Problem statement> The records that follow are to be transcribed in full, without their images.
* start Records *
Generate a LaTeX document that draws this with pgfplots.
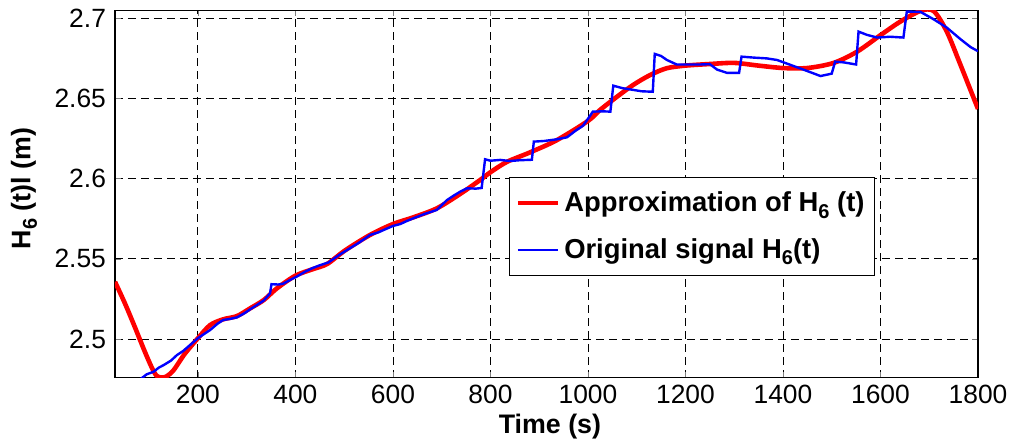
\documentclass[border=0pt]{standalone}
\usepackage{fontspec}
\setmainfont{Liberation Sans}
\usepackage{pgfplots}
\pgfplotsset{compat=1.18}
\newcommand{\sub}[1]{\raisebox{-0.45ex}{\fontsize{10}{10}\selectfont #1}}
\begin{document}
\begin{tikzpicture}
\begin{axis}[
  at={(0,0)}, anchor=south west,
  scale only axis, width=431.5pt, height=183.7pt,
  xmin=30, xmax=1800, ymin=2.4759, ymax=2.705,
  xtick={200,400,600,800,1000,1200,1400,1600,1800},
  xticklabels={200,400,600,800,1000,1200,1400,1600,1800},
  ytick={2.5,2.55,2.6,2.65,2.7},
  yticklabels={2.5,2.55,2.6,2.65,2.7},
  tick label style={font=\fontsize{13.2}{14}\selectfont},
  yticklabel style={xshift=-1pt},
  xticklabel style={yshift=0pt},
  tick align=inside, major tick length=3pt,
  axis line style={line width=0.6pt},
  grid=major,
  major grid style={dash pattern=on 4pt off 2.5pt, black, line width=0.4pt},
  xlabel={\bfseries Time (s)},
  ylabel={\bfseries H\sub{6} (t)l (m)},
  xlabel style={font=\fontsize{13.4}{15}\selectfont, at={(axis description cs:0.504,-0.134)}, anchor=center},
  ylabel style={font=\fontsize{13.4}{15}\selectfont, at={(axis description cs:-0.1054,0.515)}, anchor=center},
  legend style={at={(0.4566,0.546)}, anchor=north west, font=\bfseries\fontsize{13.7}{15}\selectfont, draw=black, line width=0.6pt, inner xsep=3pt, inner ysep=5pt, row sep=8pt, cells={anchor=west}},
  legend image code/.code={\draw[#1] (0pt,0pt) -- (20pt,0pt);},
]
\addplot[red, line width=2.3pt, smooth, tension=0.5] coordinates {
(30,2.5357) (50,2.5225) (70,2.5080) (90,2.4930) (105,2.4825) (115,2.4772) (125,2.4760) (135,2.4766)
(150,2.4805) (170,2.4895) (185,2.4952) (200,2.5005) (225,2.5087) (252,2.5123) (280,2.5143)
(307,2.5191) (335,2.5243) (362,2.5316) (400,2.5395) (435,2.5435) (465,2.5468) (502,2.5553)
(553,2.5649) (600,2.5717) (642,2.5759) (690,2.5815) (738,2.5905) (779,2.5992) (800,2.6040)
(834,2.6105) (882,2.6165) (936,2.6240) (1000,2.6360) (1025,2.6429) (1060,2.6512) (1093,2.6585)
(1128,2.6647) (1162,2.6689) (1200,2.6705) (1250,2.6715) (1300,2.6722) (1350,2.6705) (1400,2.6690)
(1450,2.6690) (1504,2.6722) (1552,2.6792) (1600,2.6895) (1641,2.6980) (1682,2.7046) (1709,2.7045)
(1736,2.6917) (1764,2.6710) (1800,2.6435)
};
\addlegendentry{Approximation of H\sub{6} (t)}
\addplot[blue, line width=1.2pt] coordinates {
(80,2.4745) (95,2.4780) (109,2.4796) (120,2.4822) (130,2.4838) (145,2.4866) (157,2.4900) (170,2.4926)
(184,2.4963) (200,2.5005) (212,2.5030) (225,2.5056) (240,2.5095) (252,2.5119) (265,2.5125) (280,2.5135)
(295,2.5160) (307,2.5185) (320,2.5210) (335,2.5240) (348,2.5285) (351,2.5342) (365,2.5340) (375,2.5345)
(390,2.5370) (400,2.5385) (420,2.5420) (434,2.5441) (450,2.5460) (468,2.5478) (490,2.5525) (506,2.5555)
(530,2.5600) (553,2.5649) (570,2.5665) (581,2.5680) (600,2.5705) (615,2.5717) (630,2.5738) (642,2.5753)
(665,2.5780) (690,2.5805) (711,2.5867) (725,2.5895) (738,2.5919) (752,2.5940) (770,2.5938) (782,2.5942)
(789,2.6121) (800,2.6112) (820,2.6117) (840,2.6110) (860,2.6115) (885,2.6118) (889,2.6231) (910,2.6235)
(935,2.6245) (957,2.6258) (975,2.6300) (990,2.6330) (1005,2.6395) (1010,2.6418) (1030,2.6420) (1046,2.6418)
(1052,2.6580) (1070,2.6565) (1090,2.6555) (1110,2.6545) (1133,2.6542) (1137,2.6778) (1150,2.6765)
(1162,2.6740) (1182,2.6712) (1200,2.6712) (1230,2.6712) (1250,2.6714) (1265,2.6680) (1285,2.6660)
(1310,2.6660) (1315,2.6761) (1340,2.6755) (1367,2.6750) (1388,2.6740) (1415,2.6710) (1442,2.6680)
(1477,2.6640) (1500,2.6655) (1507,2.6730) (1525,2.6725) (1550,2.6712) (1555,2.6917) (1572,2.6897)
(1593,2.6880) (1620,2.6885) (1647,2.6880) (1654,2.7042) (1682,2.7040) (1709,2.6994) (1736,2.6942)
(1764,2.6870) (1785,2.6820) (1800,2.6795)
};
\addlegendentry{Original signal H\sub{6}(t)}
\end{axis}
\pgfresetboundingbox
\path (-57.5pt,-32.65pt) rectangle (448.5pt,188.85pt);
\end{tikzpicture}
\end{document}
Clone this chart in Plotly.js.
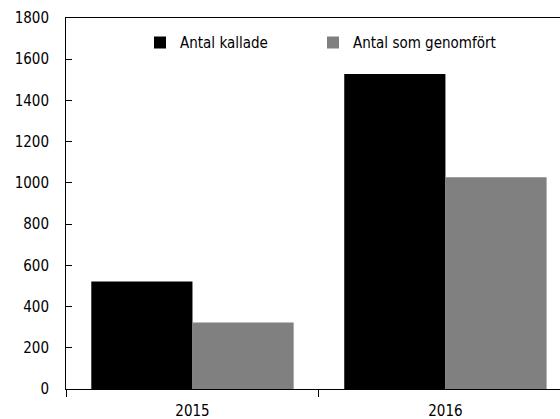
* end Records *
Problem solution>
Generate a LaTeX document that draws this with pgfplots.
\documentclass[border=0pt]{standalone}
\usepackage{fontspec}
\setmainfont{Liberation Sans}
\usepackage{pgfplots}
\pgfplotsset{compat=1.18}
\newcommand{\sub}[1]{\raisebox{-0.45ex}{\fontsize{10}{10}\selectfont #1}}
\begin{document}
\begin{tikzpicture}
\begin{axis}[
  at={(0,0)}, anchor=south west,
  scale only axis, width=431.5pt, height=183.7pt,
  xmin=30, xmax=1800, ymin=2.4759, ymax=2.705,
  xtick={200,400,600,800,1000,1200,1400,1600,1800},
  xticklabels={200,400,600,800,1000,1200,1400,1600,1800},
  ytick={2.5,2.55,2.6,2.65,2.7},
  yticklabels={2.5,2.55,2.6,2.65,2.7},
  tick label style={font=\fontsize{13.2}{14}\selectfont},
  yticklabel style={xshift=-1pt},
  xticklabel style={yshift=0pt},
  tick align=inside, major tick length=3pt,
  axis line style={line width=0.6pt},
  grid=major,
  major grid style={dash pattern=on 4pt off 2.5pt, black, line width=0.4pt},
  xlabel={\bfseries Time (s)},
  ylabel={\bfseries H\sub{6} (t)l (m)},
  xlabel style={font=\fontsize{13.4}{15}\selectfont, at={(axis description cs:0.504,-0.134)}, anchor=center},
  ylabel style={font=\fontsize{13.4}{15}\selectfont, at={(axis description cs:-0.1054,0.515)}, anchor=center},
  legend style={at={(0.4566,0.546)}, anchor=north west, font=\bfseries\fontsize{13.7}{15}\selectfont, draw=black, line width=0.6pt, inner xsep=3pt, inner ysep=5pt, row sep=8pt, cells={anchor=west}},
  legend image code/.code={\draw[#1] (0pt,0pt) -- (20pt,0pt);},
]
\addplot[red, line width=2.3pt, smooth, tension=0.5] coordinates {
(30,2.5357) (50,2.5225) (70,2.5080) (90,2.4930) (105,2.4825) (115,2.4772) (125,2.4760) (135,2.4766)
(150,2.4805) (170,2.4895) (185,2.4952) (200,2.5005) (225,2.5087) (252,2.5123) (280,2.5143)
(307,2.5191) (335,2.5243) (362,2.5316) (400,2.5395) (435,2.5435) (465,2.5468) (502,2.5553)
(553,2.5649) (600,2.5717) (642,2.5759) (690,2.5815) (738,2.5905) (779,2.5992) (800,2.6040)
(834,2.6105) (882,2.6165) (936,2.6240) (1000,2.6360) (1025,2.6429) (1060,2.6512) (1093,2.6585)
(1128,2.6647) (1162,2.6689) (1200,2.6705) (1250,2.6715) (1300,2.6722) (1350,2.6705) (1400,2.6690)
(1450,2.6690) (1504,2.6722) (1552,2.6792) (1600,2.6895) (1641,2.6980) (1682,2.7046) (1709,2.7045)
(1736,2.6917) (1764,2.6710) (1800,2.6435)
};
\addlegendentry{Approximation of H\sub{6} (t)}
\addplot[blue, line width=1.2pt] coordinates {
(80,2.4745) (95,2.4780) (109,2.4796) (120,2.4822) (130,2.4838) (145,2.4866) (157,2.4900) (170,2.4926)
(184,2.4963) (200,2.5005) (212,2.5030) (225,2.5056) (240,2.5095) (252,2.5119) (265,2.5125) (280,2.5135)
(295,2.5160) (307,2.5185) (320,2.5210) (335,2.5240) (348,2.5285) (351,2.5342) (365,2.5340) (375,2.5345)
(390,2.5370) (400,2.5385) (420,2.5420) (434,2.5441) (450,2.5460) (468,2.5478) (490,2.5525) (506,2.5555)
(530,2.5600) (553,2.5649) (570,2.5665) (581,2.5680) (600,2.5705) (615,2.5717) (630,2.5738) (642,2.5753)
(665,2.5780) (690,2.5805) (711,2.5867) (725,2.5895) (738,2.5919) (752,2.5940) (770,2.5938) (782,2.5942)
(789,2.6121) (800,2.6112) (820,2.6117) (840,2.6110) (860,2.6115) (885,2.6118) (889,2.6231) (910,2.6235)
(935,2.6245) (957,2.6258) (975,2.6300) (990,2.6330) (1005,2.6395) (1010,2.6418) (1030,2.6420) (1046,2.6418)
(1052,2.6580) (1070,2.6565) (1090,2.6555) (1110,2.6545) (1133,2.6542) (1137,2.6778) (1150,2.6765)
(1162,2.6740) (1182,2.6712) (1200,2.6712) (1230,2.6712) (1250,2.6714) (1265,2.6680) (1285,2.6660)
(1310,2.6660) (1315,2.6761) (1340,2.6755) (1367,2.6750) (1388,2.6740) (1415,2.6710) (1442,2.6680)
(1477,2.6640) (1500,2.6655) (1507,2.6730) (1525,2.6725) (1550,2.6712) (1555,2.6917) (1572,2.6897)
(1593,2.6880) (1620,2.6885) (1647,2.6880) (1654,2.7042) (1682,2.7040) (1709,2.6994) (1736,2.6942)
(1764,2.6870) (1785,2.6820) (1800,2.6795)
};
\addlegendentry{Original signal H\sub{6}(t)}
\end{axis}
\pgfresetboundingbox
\path (-57.5pt,-32.65pt) rectangle (448.5pt,188.85pt);
\end{tikzpicture}
\end{document}
Clone this chart in Plotly.js.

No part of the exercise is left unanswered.